In 1898 he published Psychophysiologische Erkenntnistheorie (Psychophysiological Theory of Knowledge), with psychology being the basis of his philosophic belief system. He was a practitioner of associative psychology, and from a philosophic standpoint advocated monistic positivism, or what he called the "principle of immanence".

== Selected works ==
- Sphygmographische Untersuchungen an Geisteskranken (Sphygmographic studies on the mentally ill), Jena, 1887.
- Leitfaden der physiologischen Psychologie (Guide to physiological psychology), Jena, 1891
- Das Centralnervensystem der Cetaceen (The central nervous system of cetaceans), 1892.
- Psychiatrie für Ärzte und Studirende (Psychiatry for doctors and students), 1894
- Das Centralnervensystem der Monotremen und Marsupialier (The central nervous system of monotremes and marsupials), 1897.
- Psychophysiologische Erkenntnistheorie (Psychophysiological Epistemology), Jena, 1898.
- Anatomie des Centralnervensystems (Anatomy of the central nervous system), In: Handbuch der Anatomie des Menschen, Jena, 1899. Zweite Abteilung 1934.
- Über die allgemeinen Beziehungen zwischen Gehirn und Seelenleben (Concerning the overall relations between the brain and soul), Leipzig, 1902.
- Anatomie des Nervensystems (edited with Richard Zander) in: Handbuch der Anatomie des Menschen - (Anatomy of the nervous system), 1903.
- Die Prinzipien und Methoden der Begabungs-, insbesondere der Intelligenzprüfung (Principles and methods of high-ability, in particular the assessment of intelligence), 1908; 5. Aufl., 1923.
- Die Erkennung der psychopathischen Konstitutionen und die öffentliche Fürsorge für psychopatisch veranlagte Kinder (Detection of psychopathic constitutions and public concern for psychopathic-assessed children), Jena, 1912; 3. Aufl., 1916.
- Ärztliche Wünsche zur Fürsorgeerziehung (Requests for medical care education), Langensalza, 1913.

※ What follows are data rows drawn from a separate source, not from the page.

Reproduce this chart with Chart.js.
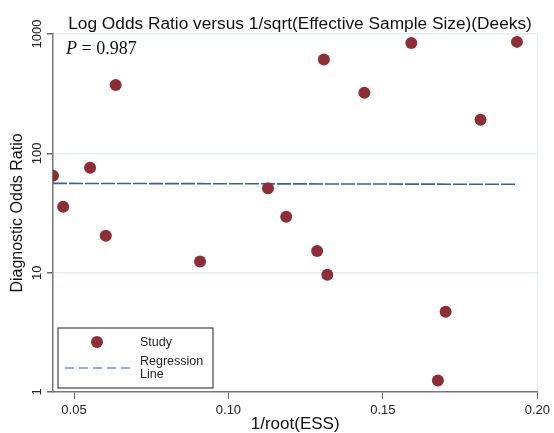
<!DOCTYPE html>
<html>
<head>
<meta charset="utf-8">
<script src="https://cdn.jsdelivr.net/npm/chart.js@4.4.1/dist/chart.umd.min.js"></script>
<style>
  html, body { margin: 0; padding: 0; background: #fff; }
  canvas { display: block; }
</style>
</head>
<body>
<canvas id="deeksChart" width="554" height="433"></canvas>
<script>
// study points: x = 1/root(ESS), y = diagnostic odds ratio
var studyX = [0.0432, 0.0465, 0.0552, 0.0635, 0.0603, 0.0908, 0.1128, 0.1187, 0.1287, 0.1320,
              0.1309, 0.1440, 0.1592, 0.1816, 0.1934, 0.1703, 0.1678];
var studyY = [65, 35.6, 75.7, 374, 20.4, 12.4, 50.9, 29.4, 15.2, 9.6,
              610, 322, 842, 191, 859, 4.7, 1.25];
// regression line end points
var regX = [0.0432, 0.1934];
var regY = [56, 55];
var xTicks = [0.05, 0.10, 0.15, 0.20];
var yTicks = [1, 10, 100, 1000];
var pValue = '0.987';
var chartTitle = 'Log Odds Ratio versus 1/sqrt(Effective Sample Size)(Deeks)';

var sans = '"Liberation Sans", Arial, sans-serif';
var serif = '"Liberation Serif", "Times New Roman", serif';
var dotColor = '#8f2d36';
var lineColor = '#35628e';

var studyPoints = studyX.map(function (x, i) { return { x: x, y: studyY[i] }; });
var regPoints = regX.map(function (x, i) { return { x: x, y: regY[i] }; });

// title, rotated y tick labels, P value and the legend box
var extras = {
  id: 'extras',
  afterDraw: function (chart) {
    var ctx = chart.ctx;
    var ys = chart.scales.y;
    var area = chart.chartArea;
    ctx.save();

    ctx.fillStyle = '#111';
    ctx.font = '17.3px ' + sans;
    ctx.textAlign = 'center';
    ctx.textBaseline = 'middle';
    ctx.fillText(chartTitle, 300, 24);

    ctx.fillStyle = '#222';
    ctx.font = '13px ' + sans;
    yTicks.forEach(function (v) {
      var py = ys.getPixelForValue(v);
      ctx.save();
      ctx.translate(37, py);
      ctx.rotate(-Math.PI / 2);
      ctx.fillText(String(v), 0, 0);
      ctx.restore();
    });

    // P value
    ctx.textAlign = 'left';
    ctx.textBaseline = 'alphabetic';
    ctx.fillStyle = '#111';
    ctx.font = 'italic 18px ' + serif;
    ctx.fillText('P', area.left + 13, 54);
    var pw = ctx.measureText('P').width;
    ctx.font = '18px ' + serif;
    ctx.fillText(' = ' + pValue, area.left + 13 + pw, 54);

    // legend
    var bx = 58, by = 328, bw = 155, bh = 60;
    ctx.fillStyle = '#fff';
    ctx.fillRect(bx, by, bw, bh);
    ctx.strokeStyle = '#444';
    ctx.lineWidth = 1.2;
    ctx.strokeRect(bx, by, bw, bh);

    var ds = chart.data.datasets;
    ctx.fillStyle = dotColor;
    ctx.beginPath();
    ctx.arc(97, 342, 6, 0, Math.PI * 2);
    ctx.fill();

    ctx.strokeStyle = '#6f98bf';
    ctx.lineWidth = 1.3;
    ctx.setLineDash([9, 5]);
    ctx.beginPath();
    ctx.moveTo(65, 368);
    ctx.lineTo(131, 368);
    ctx.stroke();
    ctx.setLineDash([]);

    ctx.fillStyle = '#222';
    ctx.font = '12.5px ' + sans;
    ctx.textBaseline = 'middle';
    ctx.fillText(ds[0].label, 140, 343);
    var words = ds[1].label.split(' ');
    ctx.fillText(words[0], 140, 362);
    ctx.fillText(words[1], 140, 375);

    ctx.restore();
  }
};

new Chart(document.getElementById('deeksChart'), {
  type: 'scatter',
  data: {
    datasets: [
      {
        label: 'Study',
        data: studyPoints,
        backgroundColor: dotColor,
        borderWidth: 0,
        pointRadius: 6,
        pointHoverRadius: 6
      },
      {
        type: 'line',
        label: 'Regression Line',
        data: regPoints,
        borderColor: lineColor,
        borderWidth: 1.6,
        borderDash: [14, 2],
        pointRadius: 0,
        fill: false
      }
    ]
  },
  options: {
    responsive: false,
    animation: false,
    layout: { padding: { left: 0, right: 14, top: 34, bottom: 0 } },
    scales: {
      x: {
        type: 'linear',
        min: 0.0432,
        max: 0.2,
        afterBuildTicks: function (s) { s.ticks = xTicks.map(function (v) { return { value: v }; }); },
        afterFit: function (s) { s.height = 41; },
        ticks: {
          color: '#222',
          font: { family: sans, size: 13 },
          padding: 4,
          callback: function (v) { return Number(v).toFixed(2); }
        },
        grid: {
          color: function (c) { return c.tick && c.tick.value === 0.2 ? '#e8f0f5' : 'rgba(0,0,0,0)'; },
          tickColor: '#666',
          tickLength: 7,
          lineWidth: 1
        },
        border: { color: '#777', width: 1.5 },
        title: {
          display: true,
          text: '1/root(ESS)',
          color: '#111',
          font: { family: sans, size: 17, lineHeight: 1 },
          padding: { top: 0, bottom: 0 }
        }
      },
      y: {
        type: 'logarithmic',
        min: 1,
        max: 1000,
        afterBuildTicks: function (s) { s.ticks = yTicks.map(function (v) { return { value: v }; }); },
        afterFit: function (s) { s.width = 53; },
        ticks: { display: false },
        grid: {
          color: function (c) { return c.tick && c.tick.value > 1 ? '#e2ecf3' : 'rgba(0,0,0,0)'; },
          tickColor: '#666',
          tickLength: 6,
          lineWidth: 1.5
        },
        border: { color: '#777', width: 1.5 },
        title: {
          display: true,
          text: 'Diagnostic Odds Ratio',
          color: '#111',
          font: { family: sans, size: 16 },
          padding: { top: 8, bottom: 0 }
        }
      }
    },
    plugins: {
      legend: { display: false },
      tooltip: { enabled: false },
      title: { display: false }
    }
  },
  plugins: [extras]
});
</script>
</body>
</html>
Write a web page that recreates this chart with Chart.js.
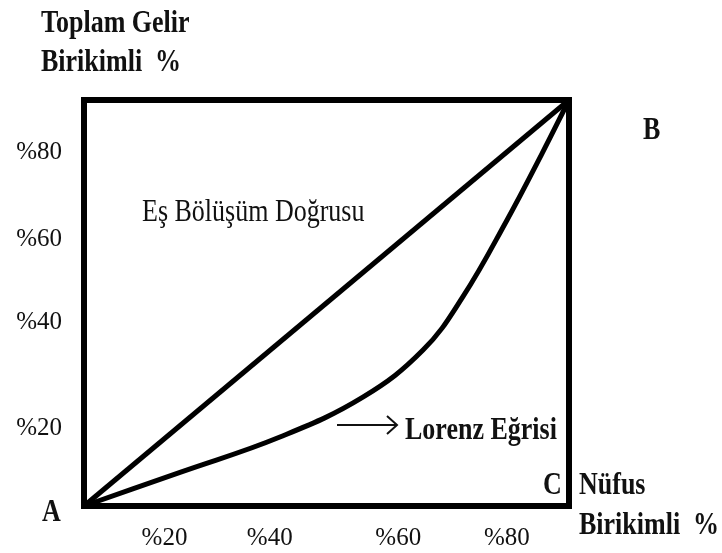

- Erkenntnistheorie auf psychophysiologischer und physikalisher Grundlage, Jena, 1913.
- Zum gegenwärtigen Stand der Erkenntnistheorie : zugleich Versuch einer Einteilung der Erkenntnistheorien (The present state of epistemology: with an attempt to schedule realization theories) Wiesbaden: J. F. Bergmann, 1914.
- Die Grundlagen der Psychologie, (Foundations of psychology), Leipzig and Berlin, 1915.
- Die Geisteskrankheiten des Kindesalters einschließlich des Schwachsinns und der psychopathischen Konstitutionen (Mental illnesses of childhood, including psychopathic constitutions) 2 parts, Berlin, 1915-1917; second edition, 1926.
- Das Verhältnis der Logik zur Mengenlehre, Berlin, 1917.
- Über das Wesen der Beanlagung und ihre methodische Erforschung (Regarding the nature of "Beanlagung" and their methodical exploration); Langensalza, 1918; fourth edition, 1929.
- Lehrbuch der Logik auf positivistischer Grundlage mit Berücksichtigung der Geschichte der Logic, Bonn, 1920.
- Die Beziehungen der Lebenserscheinungen zum Bewußtsein (The relationship of life to awareness-appearances) 1921.
- Grundlage der Naturphilosophie (Basis of nature philosophy), 1922.
- Vorlesungen über Ästhetik (Lectures on aesthetics); (2 volumes), 1923 und 1925).
- Das Seelenleben der Jugendlichen (The "soul lives" of young people); Langensalza, 1923; fourth edition, 1931.
- Die Grundlagen der Charakterologie (The foundations of character studies); Langensalza, 1930.